— Task brief —
The records should be written out in full, with nothing altered.

++++++++++

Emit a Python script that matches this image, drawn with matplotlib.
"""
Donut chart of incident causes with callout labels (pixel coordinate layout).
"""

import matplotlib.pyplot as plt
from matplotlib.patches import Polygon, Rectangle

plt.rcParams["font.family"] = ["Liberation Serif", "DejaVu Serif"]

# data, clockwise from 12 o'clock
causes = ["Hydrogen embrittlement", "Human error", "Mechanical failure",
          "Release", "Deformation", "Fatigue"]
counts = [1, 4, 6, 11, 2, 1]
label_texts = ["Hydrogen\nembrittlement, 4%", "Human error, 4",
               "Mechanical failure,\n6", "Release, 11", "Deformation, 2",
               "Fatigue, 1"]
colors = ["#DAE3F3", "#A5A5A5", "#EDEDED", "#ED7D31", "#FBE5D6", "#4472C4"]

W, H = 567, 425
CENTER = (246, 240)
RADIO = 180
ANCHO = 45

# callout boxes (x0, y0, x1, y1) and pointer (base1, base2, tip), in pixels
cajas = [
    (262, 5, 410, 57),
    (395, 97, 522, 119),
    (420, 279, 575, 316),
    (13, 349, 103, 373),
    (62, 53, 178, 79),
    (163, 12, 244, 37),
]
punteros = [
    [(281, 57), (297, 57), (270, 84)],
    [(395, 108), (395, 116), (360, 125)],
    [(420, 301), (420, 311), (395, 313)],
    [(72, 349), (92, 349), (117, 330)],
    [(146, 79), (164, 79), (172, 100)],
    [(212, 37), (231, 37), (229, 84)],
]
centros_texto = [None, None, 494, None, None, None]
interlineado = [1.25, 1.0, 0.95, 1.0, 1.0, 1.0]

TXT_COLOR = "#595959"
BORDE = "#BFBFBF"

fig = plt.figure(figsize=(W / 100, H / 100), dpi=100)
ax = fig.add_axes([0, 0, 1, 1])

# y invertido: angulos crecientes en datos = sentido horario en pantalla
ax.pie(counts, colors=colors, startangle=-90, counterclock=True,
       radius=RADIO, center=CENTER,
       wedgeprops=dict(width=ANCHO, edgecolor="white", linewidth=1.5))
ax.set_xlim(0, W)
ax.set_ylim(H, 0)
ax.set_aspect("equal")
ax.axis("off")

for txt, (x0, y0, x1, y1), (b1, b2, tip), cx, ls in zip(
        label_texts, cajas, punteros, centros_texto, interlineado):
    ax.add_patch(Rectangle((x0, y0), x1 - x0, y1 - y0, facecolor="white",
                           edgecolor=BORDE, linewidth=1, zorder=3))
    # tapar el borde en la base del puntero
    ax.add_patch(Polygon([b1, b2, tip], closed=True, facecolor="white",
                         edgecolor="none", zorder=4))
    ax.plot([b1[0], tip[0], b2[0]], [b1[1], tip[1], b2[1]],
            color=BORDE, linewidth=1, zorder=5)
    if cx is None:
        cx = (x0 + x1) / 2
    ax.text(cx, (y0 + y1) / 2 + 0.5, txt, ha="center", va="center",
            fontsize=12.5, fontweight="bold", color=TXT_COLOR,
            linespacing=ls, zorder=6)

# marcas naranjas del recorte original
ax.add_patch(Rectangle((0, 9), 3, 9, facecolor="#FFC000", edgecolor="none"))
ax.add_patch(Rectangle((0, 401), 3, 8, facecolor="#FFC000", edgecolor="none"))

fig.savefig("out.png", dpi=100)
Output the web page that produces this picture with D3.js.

++++++++++

— Written reply —
Emit a Python script that matches this image, drawn with matplotlib.
"""
Donut chart of incident causes with callout labels (pixel coordinate layout).
"""

import matplotlib.pyplot as plt
from matplotlib.patches import Polygon, Rectangle

plt.rcParams["font.family"] = ["Liberation Serif", "DejaVu Serif"]

# data, clockwise from 12 o'clock
causes = ["Hydrogen embrittlement", "Human error", "Mechanical failure",
          "Release", "Deformation", "Fatigue"]
counts = [1, 4, 6, 11, 2, 1]
label_texts = ["Hydrogen\nembrittlement, 4%", "Human error, 4",
               "Mechanical failure,\n6", "Release, 11", "Deformation, 2",
               "Fatigue, 1"]
colors = ["#DAE3F3", "#A5A5A5", "#EDEDED", "#ED7D31", "#FBE5D6", "#4472C4"]

W, H = 567, 425
CENTER = (246, 240)
RADIO = 180
ANCHO = 45

# callout boxes (x0, y0, x1, y1) and pointer (base1, base2, tip), in pixels
cajas = [
    (262, 5, 410, 57),
    (395, 97, 522, 119),
    (420, 279, 575, 316),
    (13, 349, 103, 373),
    (62, 53, 178, 79),
    (163, 12, 244, 37),
]
punteros = [
    [(281, 57), (297, 57), (270, 84)],
    [(395, 108), (395, 116), (360, 125)],
    [(420, 301), (420, 311), (395, 313)],
    [(72, 349), (92, 349), (117, 330)],
    [(146, 79), (164, 79), (172, 100)],
    [(212, 37), (231, 37), (229, 84)],
]
centros_texto = [None, None, 494, None, None, None]
interlineado = [1.25, 1.0, 0.95, 1.0, 1.0, 1.0]

TXT_COLOR = "#595959"
BORDE = "#BFBFBF"

fig = plt.figure(figsize=(W / 100, H / 100), dpi=100)
ax = fig.add_axes([0, 0, 1, 1])

# y invertido: angulos crecientes en datos = sentido horario en pantalla
ax.pie(counts, colors=colors, startangle=-90, counterclock=True,
       radius=RADIO, center=CENTER,
       wedgeprops=dict(width=ANCHO, edgecolor="white", linewidth=1.5))
ax.set_xlim(0, W)
ax.set_ylim(H, 0)
ax.set_aspect("equal")
ax.axis("off")

for txt, (x0, y0, x1, y1), (b1, b2, tip), cx, ls in zip(
        label_texts, cajas, punteros, centros_texto, interlineado):
    ax.add_patch(Rectangle((x0, y0), x1 - x0, y1 - y0, facecolor="white",
                           edgecolor=BORDE, linewidth=1, zorder=3))
    # tapar el borde en la base del puntero
    ax.add_patch(Polygon([b1, b2, tip], closed=True, facecolor="white",
                         edgecolor="none", zorder=4))
    ax.plot([b1[0], tip[0], b2[0]], [b1[1], tip[1], b2[1]],
            color=BORDE, linewidth=1, zorder=5)
    if cx is None:
        cx = (x0 + x1) / 2
    ax.text(cx, (y0 + y1) / 2 + 0.5, txt, ha="center", va="center",
            fontsize=12.5, fontweight="bold", color=TXT_COLOR,
            linespacing=ls, zorder=6)

# marcas naranjas del recorte original
ax.add_patch(Rectangle((0, 9), 3, 9, facecolor="#FFC000", edgecolor="none"))
ax.add_patch(Rectangle((0, 401), 3, 8, facecolor="#FFC000", edgecolor="none"))

fig.savefig("out.png", dpi=100)
Output the web page that produces this picture with D3.js.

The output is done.